Work instructions:
Starting from the top of the material, restate each line exactly until the line that contains "0.487, 0.487, 0.487];", which is also copied. Pictures are excluded.

-- Data start --

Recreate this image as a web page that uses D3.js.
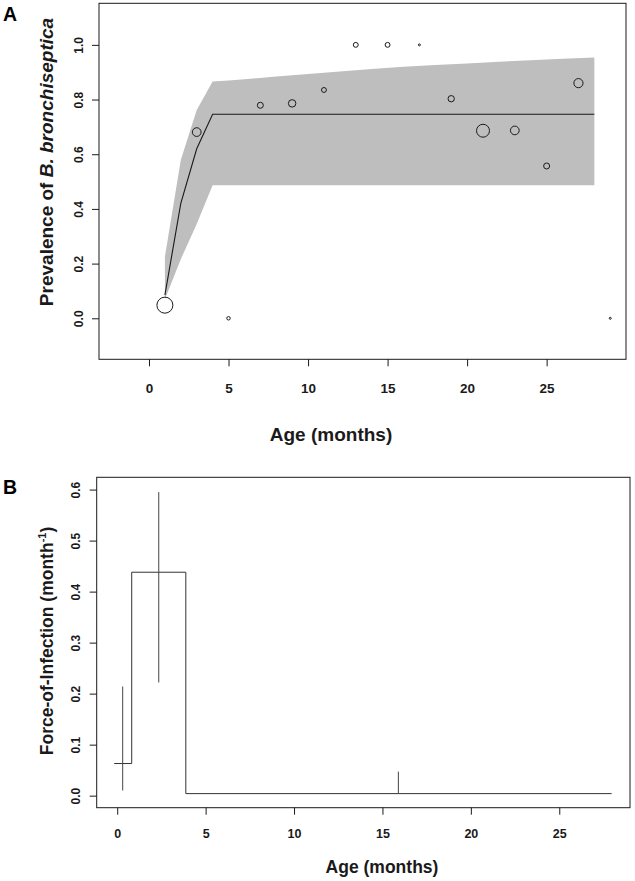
<!DOCTYPE html>
<html>
<head>
<meta charset="utf-8">
<script src="https://cdn.jsdelivr.net/npm/d3@7"></script>
<style>
  body { margin: 0; background: #fff; }
  svg { display: block; }
  text { font-family: "Liberation Sans", Arial, Helvetica, sans-serif; }
</style>
</head>
<body>
<svg id="chart" width="635" height="881"></svg>
<script>
// ---------- Panel A data ----------
const obsAge        = [1, 3, 5, 7, 9, 11, 13, 15, 17, 19, 21, 23, 25, 27, 29];
const obsPrevalence = [0.048, 0.681, 0.0, 0.779, 0.786, 0.835, 1.0, 1.0, 1.0, 0.803, 0.686, 0.687, 0.557, 0.860, 0.0];
const obsSampleSize = [64, 19, 3, 9, 14, 6, 6, 6, 1, 10, 42, 19, 9, 21, 1];

const fitAge   = [1, 2, 3, 4, 28];
const fitPrev  = [0.085, 0.42, 0.62, 0.746, 0.746];

const bandAge   = [1, 2, 3, 4, 5, 6, 8, 10, 12, 14, 16, 18, 20, 22, 24, 26, 28];
const bandUpper = [0.225, 0.579, 0.762, 0.866, 0.870, 0.874, 0.884, 0.893, 0.903, 0.912, 0.920, 0.926, 0.932, 0.938, 0.944, 0.949, 0.954];
const bandLower = [0.07, 0.216, 0.345, 0.487, 0.487, 0.487, 0.487, 0.487, 0.487, 0.487, 0.487, 0.487, 0.487, 0.487, 0.487, 0.487, 0.487];

const xTicksA = [0, 5, 10, 15, 20, 25];
const yTicksA = [0.0, 0.2, 0.4, 0.6, 0.8, 1.0];

// ---------- Panel B data ----------
const foiBreaks = [-0.17, 0.82, 3.88, 27.96];
const foiValue  = [0.063, 0.438, 0.004];
const ciAge     = [0.31, 2.35, 15.9];
const ciLower   = [0.010, 0.222, 0.004];
const ciUpper   = [0.214, 0.595, 0.047];

const xTicksB = [0, 5, 10, 15, 20, 25];
const yTicksB = [0.0, 0.1, 0.2, 0.3, 0.4, 0.5, 0.6];

const svg = d3.select("#chart");
const INK = "#1a1a1a";

function fmt1(d) { return d3.format(".1f")(d); }

// ================= Panel A =================
const A = { left: 99, right: 626, top: 3.3, bottom: 359.3 };
const xA = d3.scaleLinear().domain([-3.143, 29.99]).range([A.left, A.right]);
const yA = d3.scaleLinear().domain([-0.150, 1.152]).range([A.bottom, A.top]);
const rA = d3.scaleSqrt().domain([0, 64]).range([0, 8]);

const gA = svg.append("g");

// band
const bandData = bandAge.map((a, i) => ({ a, lo: bandLower[i], hi: bandUpper[i] }));
gA.append("path")
  .datum(bandData)
  .attr("d", d3.area().x(d => xA(d.a)).y0(d => yA(d.lo)).y1(d => yA(d.hi)))
  .attr("fill", "#bebebe");

// fitted line
gA.append("path")
  .datum(fitAge.map((a, i) => ({ a, p: fitPrev[i] })))
  .attr("d", d3.line().x(d => xA(d.a)).y(d => yA(d.p)))
  .attr("fill", "none").attr("stroke", INK).attr("stroke-width", 1.1);

// observations
gA.selectAll("circle.obs")
  .data(obsAge.map((a, i) => ({ a, p: obsPrevalence[i], n: obsSampleSize[i] })))
  .join("circle")
  .attr("class", "obs")
  .attr("cx", d => xA(d.a)).attr("cy", d => yA(d.p))
  .attr("r", d => rA(d.n))
  .attr("fill", "none").attr("stroke", INK).attr("stroke-width", 1);

// box
gA.append("rect")
  .attr("x", A.left).attr("y", A.top)
  .attr("width", A.right - A.left).attr("height", A.bottom - A.top)
  .attr("fill", "none").attr("stroke", INK).attr("stroke-width", 1);

// x axis A
const axA = gA.append("g").attr("transform", `translate(0,${A.bottom})`)
  .call(d3.axisBottom(xA).tickValues(xTicksA).tickSize(7).tickFormat(d3.format("d")));
axA.select(".domain").remove();
axA.selectAll("line").attr("stroke", INK);
axA.selectAll("text").attr("y", 34).attr("dy", 0)
  .attr("font-size", 13.5).attr("font-weight", "bold").attr("fill", INK)
  .attr("font-family", "Liberation Sans, Arial, sans-serif");

// y axis A
const ayA = gA.append("g").attr("transform", `translate(${A.left},0)`)
  .call(d3.axisLeft(yA).tickValues(yTicksA).tickSize(7).tickFormat(fmt1));
ayA.select(".domain").remove();
ayA.selectAll("line").attr("stroke", INK);
ayA.selectAll("text")
  .attr("transform", "rotate(-90)")
  .attr("x", 0).attr("y", -16.5).attr("dy", 0)
  .attr("text-anchor", "middle")
  .attr("font-size", 12).attr("font-weight", "bold").attr("fill", INK)
  .attr("font-family", "Liberation Sans, Arial, sans-serif");

// titles A
gA.append("text")
  .attr("x", 331).attr("y", 440.5)
  .attr("text-anchor", "middle")
  .attr("font-size", 19).attr("font-weight", "bold").attr("fill", INK)
  .text("Age (months)");

const ytA = gA.append("text")
  .attr("transform", "translate(53,162) rotate(-90)")
  .attr("text-anchor", "middle")
  .attr("font-size", 19).attr("font-weight", "bold").attr("fill", INK);
ytA.append("tspan").text("Prevalence of ");
ytA.append("tspan").attr("font-style", "italic").text("B. bronchiseptica");

gA.append("text")
  .attr("x", 3).attr("y", 20.5)
  .attr("font-size", 19.5).attr("font-weight", "bold").attr("fill", "#000")
  .text("A");

// ================= Panel B =================
const B = { left: 96.7, right: 630, top: 477.3, bottom: 807.7 };
const xB = d3.scaleLinear().domain([-1.16, 29.0]).range([B.left, B.right]);
const yB = d3.scaleLinear().domain([-0.0236, 0.6241]).range([B.bottom, B.top]);

const gB = svg.append("g");

// step function
const stepData = foiBreaks.map((b, i) => ({ a: b, v: foiValue[Math.min(i, foiValue.length - 1)] }));
gB.append("path")
  .datum(stepData)
  .attr("d", d3.line().curve(d3.curveStepAfter).x(d => xB(d.a)).y(d => yB(d.v)))
  .attr("fill", "none").attr("stroke", "#333").attr("stroke-width", 1);

// confidence intervals
gB.selectAll("line.ci")
  .data(ciAge.map((a, i) => ({ a, lo: ciLower[i], hi: ciUpper[i] })))
  .join("line")
  .attr("class", "ci")
  .attr("x1", d => xB(d.a)).attr("x2", d => xB(d.a))
  .attr("y1", d => yB(d.lo)).attr("y2", d => yB(d.hi))
  .attr("stroke", "#444").attr("stroke-width", 1);

// box
gB.append("rect")
  .attr("x", B.left).attr("y", B.top)
  .attr("width", B.right - B.left).attr("height", B.bottom - B.top)
  .attr("fill", "none").attr("stroke", INK).attr("stroke-width", 1);

const axB = gB.append("g").attr("transform", `translate(0,${B.bottom})`)
  .call(d3.axisBottom(xB).tickValues(xTicksB).tickSize(7).tickFormat(d3.format("d")));
axB.select(".domain").remove();
axB.selectAll("line").attr("stroke", INK);
axB.selectAll("text").attr("y", 30).attr("dy", 0)
  .attr("font-size", 12.5).attr("font-weight", "bold").attr("fill", INK)
  .attr("font-family", "Liberation Sans, Arial, sans-serif");

const ayB = gB.append("g").attr("transform", `translate(${B.left},0)`)
  .call(d3.axisLeft(yB).tickValues(yTicksB).tickSize(7).tickFormat(fmt1));
ayB.select(".domain").remove();
ayB.selectAll("line").attr("stroke", INK);
ayB.selectAll("text")
  .attr("transform", "rotate(-90)")
  .attr("x", 0).attr("y", -16.7).attr("dy", 0)
  .attr("text-anchor", "middle")
  .attr("font-size", 12).attr("font-weight", "bold").attr("fill", INK)
  .attr("font-family", "Liberation Sans, Arial, sans-serif");

gB.append("text")
  .attr("x", 382).attr("y", 872.5)
  .attr("text-anchor", "middle")
  .attr("font-size", 17.5).attr("font-weight", "bold").attr("fill", INK)
  .text("Age (months)");

const ytB = gB.append("text")
  .attr("transform", "translate(53,641) rotate(-90)")
  .attr("text-anchor", "middle")
  .attr("font-size", 17.5).attr("font-weight", "bold").attr("fill", INK);
ytB.append("tspan").text("Force-of-Infection (month");
ytB.append("tspan").attr("font-size", 11).attr("dy", -7).text("-1");
ytB.append("tspan").attr("dy", 7).text(")");

gB.append("text")
  .attr("x", 3).attr("y", 493.5)
  .attr("font-size", 19.5).attr("font-weight", "bold").attr("fill", "#000")
  .text("B");
</script>
</body>
</html>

-- Data end --

Result for this exercise:
Recreate this image as a web page that uses D3.js.
<!DOCTYPE html>
<html>
<head>
<meta charset="utf-8">
<script src="https://cdn.jsdelivr.net/npm/d3@7"></script>
<style>
  body { margin: 0; background: #fff; }
  svg { display: block; }
  text { font-family: "Liberation Sans", Arial, Helvetica, sans-serif; }
</style>
</head>
<body>
<svg id="chart" width="635" height="881"></svg>
<script>
// ---------- Panel A data ----------
const obsAge        = [1, 3, 5, 7, 9, 11, 13, 15, 17, 19, 21, 23, 25, 27, 29];
const obsPrevalence = [0.048, 0.681, 0.0, 0.779, 0.786, 0.835, 1.0, 1.0, 1.0, 0.803, 0.686, 0.687, 0.557, 0.860, 0.0];
const obsSampleSize = [64, 19, 3, 9, 14, 6, 6, 6, 1, 10, 42, 19, 9, 21, 1];

const fitAge   = [1, 2, 3, 4, 28];
const fitPrev  = [0.085, 0.42, 0.62, 0.746, 0.746];

const bandAge   = [1, 2, 3, 4, 5, 6, 8, 10, 12, 14, 16, 18, 20, 22, 24, 26, 28];
const bandUpper = [0.225, 0.579, 0.762, 0.866, 0.870, 0.874, 0.884, 0.893, 0.903, 0.912, 0.920, 0.926, 0.932, 0.938, 0.944, 0.949, 0.954];
const bandLower = [0.07, 0.216, 0.345, 0.487, 0.487, 0.487, 0.487, 0.487, 0.487, 0.487, 0.487, 0.487, 0.487, 0.487, 0.487, 0.487, 0.487];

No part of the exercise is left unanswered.